Whatever else happens on Election Day, this much is already clear:
in 48 out of 50 states, the skyrocketing cost of campaigns shows
no sign of slowing down. Governor’s races across the country
are setting fundraising records, with Gray Davis of California
hitting $60 million on his own and the New York race expected
to top $100 million. So far in this election cycle, the national
parties have raked in over $720 million in hard and soft money,
a clip that is fast outpacing the 2000 cycle. Congress does little
work on Mondays or Fridays and most evenings of the week, as most
Members have to devote precious hours to dialing donors for dollars.
But it doesn’t have to be this way. In two states, Arizona
and Maine, a majority of the candidates for state office are financing
their campaigns solely with public funds.
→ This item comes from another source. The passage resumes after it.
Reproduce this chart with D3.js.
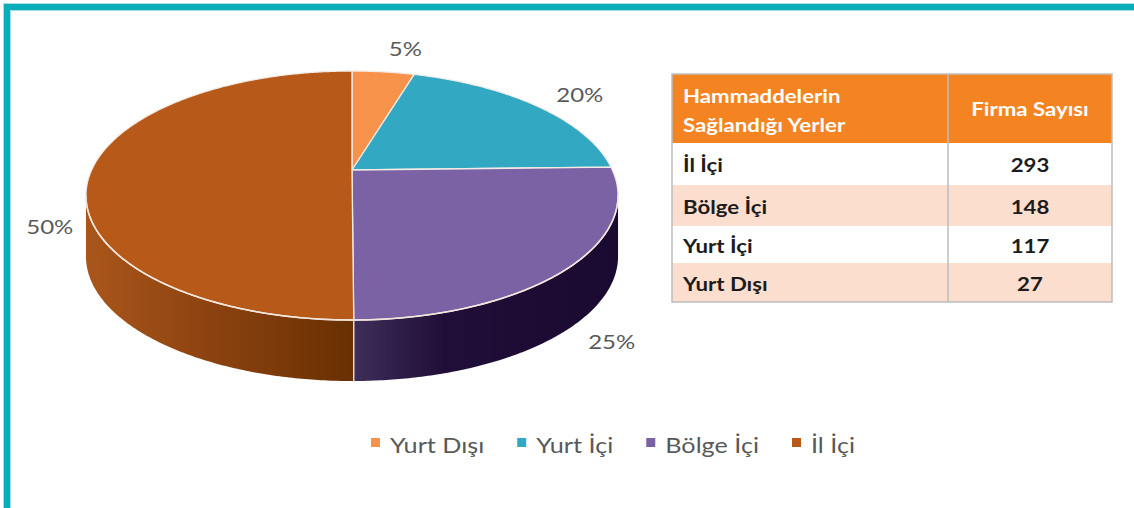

In Maine, 62% of all candidates (231 out of 372) on the fall
ballot are participating in that state’s Clean Elections
system, which offers candidates the option of receiving full public
financing in exchange for limiting their spending and rejecting
private donations. In Arizona, 53% of all the candidates (84 out
of 158) are running “clean.” These candidates include
two of the three major candidates for governor of Arizona and
70% of all the contenders running for statewide offices. These
participation rates are about twice the rate seen in both states
in 2000, the first time candidates had the option of seeking public
funding.
Observers predict that more than half the Maine House and as
much as three-quarters of its Senate, along with 6 of 9 of Arizona’s
statewide offices, will likely be held by candidates who ran “clean.”
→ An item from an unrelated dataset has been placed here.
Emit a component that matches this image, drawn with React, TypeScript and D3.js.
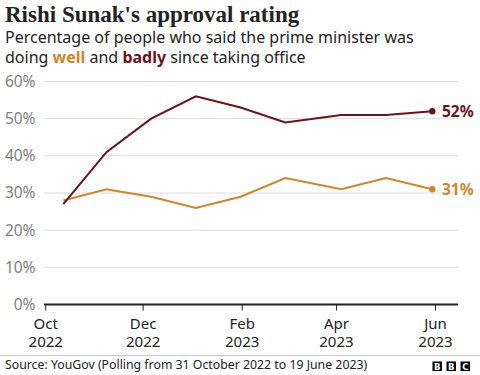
import React from "react";
import * as d3 from "d3";

const pollDates = ["2022-10-31", "2022-11-27", "2022-12-25", "2023-01-22", "2023-02-19", "2023-03-19", "2023-04-23", "2023-05-21", "2023-06-19"];
const badly = [27, 41, 50, 56, 53, 49, 51, 51, 52];
const well = [28, 31, 29, 26, 29, 34, 31, 34, 31];
const yTicks = [0, 10, 20, 30, 40, 50, 60];
const xTickDates = ["2022-10-20", "2022-12-20", "2023-02-20", "2023-04-20", "2023-06-21"];
const xTickMonths = ["Oct", "Dec", "Feb", "Apr", "Jun"];
const xTickYears = ["2022", "2022", "2023", "2023", "2023"];

const W = 480;
const H = 375;
const BADLY = "#6c1219";
const WELL = "#d38524";
const SANS = "'Noto Sans', 'Open Sans', sans-serif";

export default function App() {
  const parse = d3.timeParse("%Y-%m-%d");
  const dates = pollDates.map((d) => parse(d) as Date);
  const x = d3
    .scaleTime()
    .domain([parse("2022-10-31") as Date, parse("2023-06-19") as Date])
    .range([63.3, 432.3]);
  const y = d3.scaleLinear().domain([0, 60]).range([304.5, 81.5]);
  const gridX0 = 44;
  const gridX1 = 458;

  const line = d3
    .line<number>()
    .x((_, i) => x(dates[i]))
    .y((v) => y(v));

  const last = dates.length - 1;

  return (
    <svg width={W} height={H} style={{ position: "absolute", left: 0, top: 0, background: "#fff" }}>
      <text x={5} y={22} fontFamily="'Liberation Serif', serif" fontWeight="bold" fontSize={23} fill="#222">
        Rishi Sunak's approval rating
      </text>
      <text x={5} y={43} fontFamily={SANS} fontSize={16} fill="#222">
        Percentage of people who said the prime minister was
      </text>
      <text x={5} y={63} fontFamily={SANS} fontSize={16} fill="#222">
        doing <tspan fill={WELL} fontWeight="bold">well</tspan> and{" "}
        <tspan fill={BADLY} fontWeight="bold">badly</tspan> since taking office
      </text>

      {yTicks.map((t) => (
        <g key={t}>
          {t !== 0 && <line x1={gridX0} x2={gridX1} y1={y(t)} y2={y(t)} stroke="#dcdcdc" strokeWidth={1} />}
          <text x={35.5} y={y(t)} dy="0.35em" textAnchor="end" fontFamily={SANS} fontSize={15.5} fill="#808080">
            {t}%
          </text>
        </g>
      ))}

      {xTickDates.map((d, i) => {
        const xx = x(parse(d) as Date);
        return (
          <g key={d}>
            <line x1={xx} x2={xx} y1={y(0)} y2={y(0) + 6} stroke="#222" strokeWidth={1} />
            <text x={xx} y={328.5} textAnchor="middle" fontFamily={SANS} fontSize={15} fill="#222">
              <tspan x={xx}>{xTickMonths[i]}</tspan>
              <tspan x={xx} dy={18}>{xTickYears[i]}</tspan>
            </text>
          </g>
        );
      })}
      <line x1={gridX0} x2={gridX1} y1={y(0)} y2={y(0)} stroke="#222" strokeWidth={2} />

      <path d={line(well) || ""} fill="none" stroke={WELL} strokeWidth={2} />
      <path d={line(badly) || ""} fill="none" stroke={BADLY} strokeWidth={2} />
      <circle cx={x(dates[last])} cy={y(badly[last])} r={3.2} fill={BADLY} />
      <circle cx={x(dates[last])} cy={y(well[last])} r={3.2} fill={WELL} />
      <text x={442} y={y(badly[last])} dy="0.35em" fontFamily={SANS} fontWeight="bold" fontSize={15.5} fill={BADLY}>
        {badly[last]}%
      </text>
      <text x={442} y={y(well[last])} dy="0.35em" fontFamily={SANS} fontWeight="bold" fontSize={15.5} fill={WELL}>
        {well[last]}%
      </text>

      <line x1={0} x2={W} y1={355.5} y2={355.5} stroke="#c8c8c8" strokeWidth={1} />
      <text x={5} y={369} fontFamily={SANS} fontSize={12.3} fill="#222">
        Source: YouGov (Polling from 31 October 2022 to 19 June 2023)
      </text>
      {["B", "B", "C"].map((c, i) => (
        <g key={i}>
          <rect x={432.5 + i * 14} y={361.5} width={9.5} height={9.5} fill="#000" />
          <text x={437.25 + i * 14} y={369.8} textAnchor="middle" fontFamily="'DejaVu Sans', sans-serif" fontWeight="bold" fontSize={8.5} fill="#fff">
            {c}
          </text>
        </g>
      ))}
    </svg>
  );
}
Listen to these testimonials about the system in Arizona:
- "Two years ago the establishment pols said no way this
is going to work," says Cecilia Martinez, executive director
of the nonprofit Clean Elections Institute, a public-funding
advocacy group. "But now we see that this November Arizona
may very well elect the first publicly funded governor in the
United States. And there's a chance we could elect publicly
financed candidates for every statewide office."
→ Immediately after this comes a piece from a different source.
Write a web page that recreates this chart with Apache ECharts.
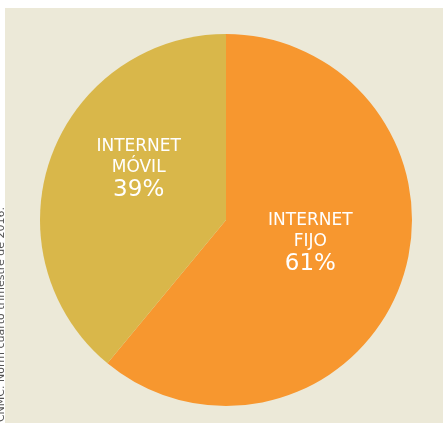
<!DOCTYPE html>
<html><head><meta charset="utf-8">
<script src="https://cdn.jsdelivr.net/npm/echarts@6/dist/echarts.min.js"></script>
<style>html,body{margin:0;padding:0;background:#fff;}#c{width:443px;height:423px;}</style>
</head><body><div id="c"></div>
<script>
const categories = ['INTERNET\nFIJO', 'INTERNET\nMÓVIL'];
const values = [61, 39];
const colors = ['#F7972F', '#D9B74A'];
const sourceNote = 'Fuente: CNMC. Norm cuarto trimestre de 2016.';

const chart = echarts.init(document.getElementById('c'));
chart.setOption({
  backgroundColor: '#ffffff',
  animation: false,
  graphic: [
    { type: 'rect', left: 5, top: 8, shape: { width: 438, height: 415 }, style: { fill: '#ECE9D8' }, z: -10 },
    { type: 'text', x: 7, y: 207, rotation: Math.PI / 2, style: { text: sourceNote, fill: '#555', font: '11px "DejaVu Sans"', textAlign: 'right', textVerticalAlign: 'bottom' } }
  ],
  series: [{
    type: 'pie',
    center: [226, 220],
    radius: [0, 186],
    startAngle: 90,
    clockwise: true,
    silent: true,
    data: categories.map((c, i) => ({ name: c, value: values[i], itemStyle: { color: colors[i] } })),
    label: {
      position: 'inside',
      formatter: p => '{a|' + p.name.split('\n').join('}\n{a|') + '}\n{b|' + p.value + '%}',
      color: '#fff',
      rich: {
        a: { fontFamily: 'DejaVu Sans', fontSize: 17, color: '#fff', lineHeight: 21 },
        b: { fontFamily: 'DejaVu Sans', fontSize: 23, color: '#fff', lineHeight: 25 }
      }
    },
    labelLine: { show: false },
    labelLayout: p => (p.dataIndex === 0 ? { dx: -6, dy: -9 } : { dx: 3, dy: -18 })
  }]
});
</script></body></html>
- State Representative Meg Burton Cahill seems straight out
of a Frank Capra script celebrating that idealized but rare
species of politician known as the "citizen-legislator."
Showing up at a press interview in blue jeans, sandals and a
bright red Hawaiian shirt, the 48-year-old first-term Democrat
boasts of being a politician who authentically represents her
blue-collar friends, neighbors and constituents. A veteran neighborhood
activist married to a bricklayer (who serves on the suburban
Tempe, Arizona, City Council), Burton Cahill is a potter by
profession. But thanks to Arizona's four-year-old "clean
money" elections law, she was able to win her seat in 2000
by narrowly defeating a powerful incumbent Republican without
ever having to ask for a single traditional campaign contribution.
Under the new law, all she had to do was gather 200 "seed"
checks of $5 each and that qualified her for more than $25,000
in public campaign funds. "I would never have been able
to run without clean money," she says.
- "I have to admit that my initial participation [in clean
elections] was strictly tactical," says self-described
conservative Marc Spitzer, who holds a seat on Arizona's powerful
Corporation Commission, which regulates utilities and other
big businesses in the state. Sitting in his office next to a
portrait of him shaking hands with George W. Bush, Spitzer says
that he initially opposed the measure when it was put before
voters in 1998. "I was convinced you would never be able
to get big money out of politics," he says. But sensing
that clean money might level the playing field and allow voters
to focus on who is the better-qualified candidate rather than
the better fundraiser, Spitzer reluctantly took the public-funding
route. By the end of his successful campaign, the former state
senator had become a true believer. "All of a sudden we
had to get off our asses and go out and talk to real people,"
he says. "And that's healthy."
- “…activists seem uniformly encouraged by clean
elections, even if they also agree that change is going to be
slow and gradual. For starters, it opens the doors wide to more
progressive candidates who otherwise would not get funding.
"This is bound to have a huge effect on policy," says
Chad Campbell, program director of the Arizona Advocacy Network,
a coalition of labor and environmental groups. "For years
we had been working on the issue of sprawl in Phoenix and were
getting nowhere," he says. "But now because of clean
elections, we have all kinds of candidates no longer dependent
on developer contributions talking openly about all of our issues."
- Republican Spitzer has his own eclectic take on how clean
elections will affect the ideological balance. "The left
perspective is that if we get big money out of politics we'll
have a Marxist nirvana," he says. "That's bull----.
But what you will have is a participatory democracy something
like the Port Huron Statement instead of a small group of lobbyists
determining policy."
Those excerpts are drawn from Marc Cooper’s article, “Running
Clean in Arizona,” from the October 14 issue of The Nation.